The Origins of Close Air Support

Nicaragua’s "Constitutional War"

Mario E. Overall

According to the Military Dictionary of the United States Department of Defense, the term close air support or CAS refers to offensive air operations by helicopters or fixed-wing aircraft against enemy armor located in the proximity of friendly ground troops, and which require a careful integration with the movements and actions of those troops.

Proof of the effectiveness and refinement that has come about in close air support was seen many times during the Vietnam War in the middle of the previous century or, more recently, during the 2 gulf wars.

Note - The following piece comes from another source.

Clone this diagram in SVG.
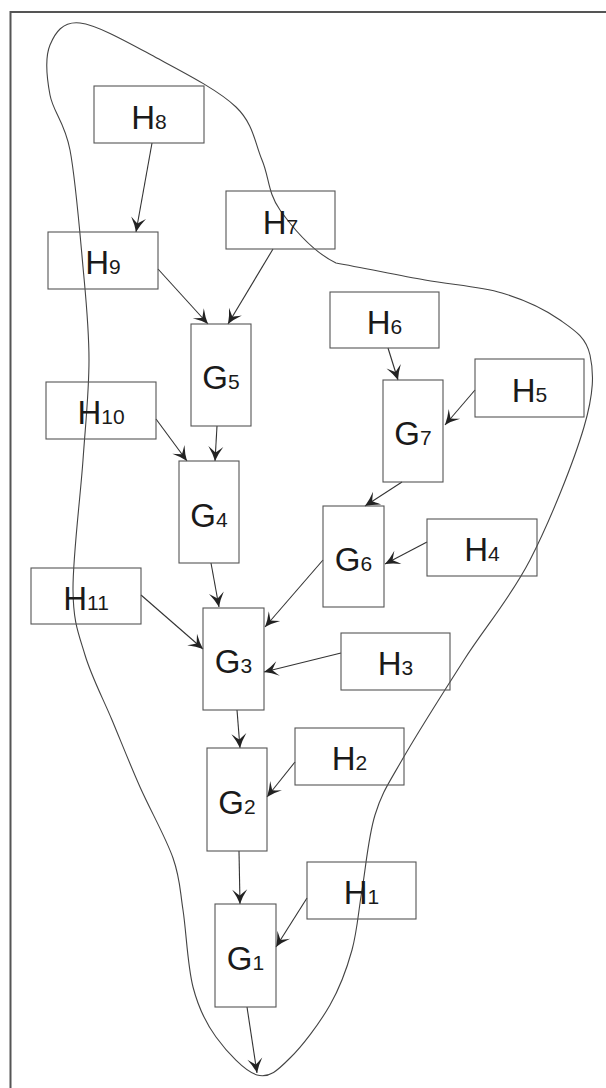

However, it would probably come as a surprise to most readers to discover that this particular method of air combat was born in Central America in the middle of the 1920’s.

In May, 1926, a new revolution was established in Nicaragua. The Liberals, led by General Jose Moncada ‘liberated’ a large region of the Nicaraguan Atlantic Coast and established a provisional government in Puerto Cabezas. In turn, President Emiliano Chamorro of the Conservative party sent troops of the Nicaraguan Constabulary to confront the threat.

The skirmishes between the government troops and the Liberals continued while the US State Department fruitlessly mediated the situation. While this was going on, the government of Mexico, looking to become a major influence in the region, initiated a covert supply of arms and munitions to the rebels. Somewhat later, in August of that year, military actions increased, forcing the landing of a contingent of US Marines at the port of Corinto.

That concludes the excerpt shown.